By "at this time" I imagine you mean because of the state of the Canadian dollar, so I"m going to kind of focus my answer around that.
Ultimately, when you own the USD version of the stock you not only own the stock but you own the currency. CDRs are a way to isolate that out so you just own the stock and not the currency. In a way, you are protected from currency fluctuations.

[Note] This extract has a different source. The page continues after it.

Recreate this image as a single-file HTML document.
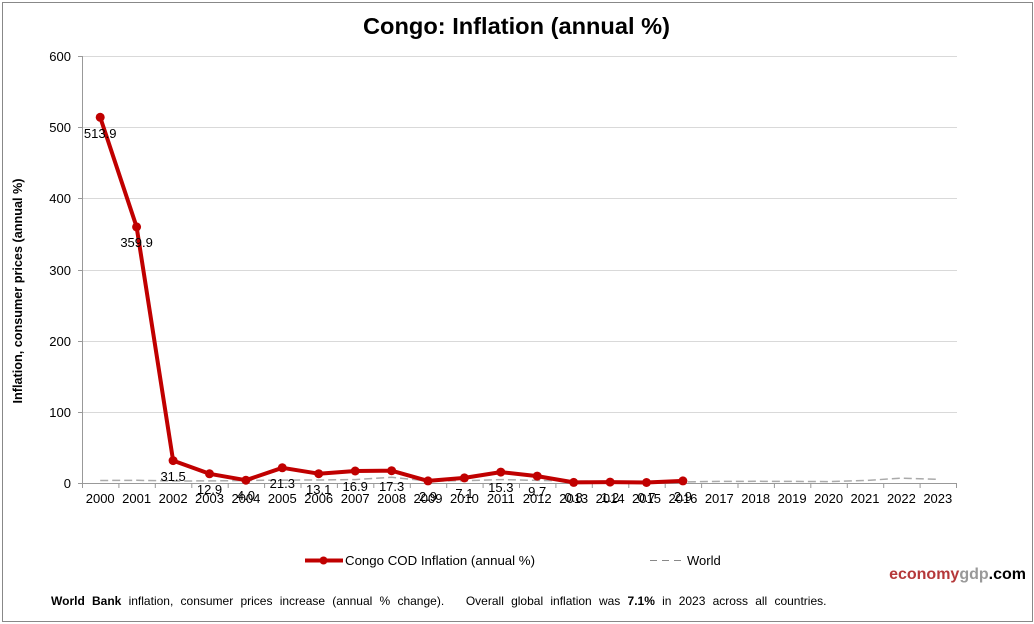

Here is a typical situation where you own the USD version of the stock:
CAD rises - You lose, as you will be able to buy back fewer CAD with your USD
CAD falls - You benefit, as you will be able to buy back more CAD with your USD
However, with CDRs, it is flipped:
CAD rises - You benefit, as because you are hedged, you don't realize any currency losses from a rising CAD
CAD falls - You don't actually "lose" anything, but you lose out on the currency gains you would have realized if you were unhedged.
So, the answer at this point in time just depends on the path of the Canadian dollar. I will admit, these are looking more attractive as the Canadian dollar gets weaker. Not only are currency conversion rates painful now relative to historical averages, but if we manage to get out of this dip we are in as a country and back to prosperity, a rising CAD will hurt you if you own USD but won't hurt you if you own the CDRs as they are hedged.
On the flip side, the Bank of Canada's need to cut interest rates at a much faster pace, plus the US economy being much stronger, will ultimately result in lower demand for the CAD which could push the currency down further. In this instance, you'd be better off owning USD and the USD listed stocks.
I am still buying USD listed stocks. However, if we witnessed the dollar dip to $0.67 or under, I would seriously start considering taking positions in hedged CDRs.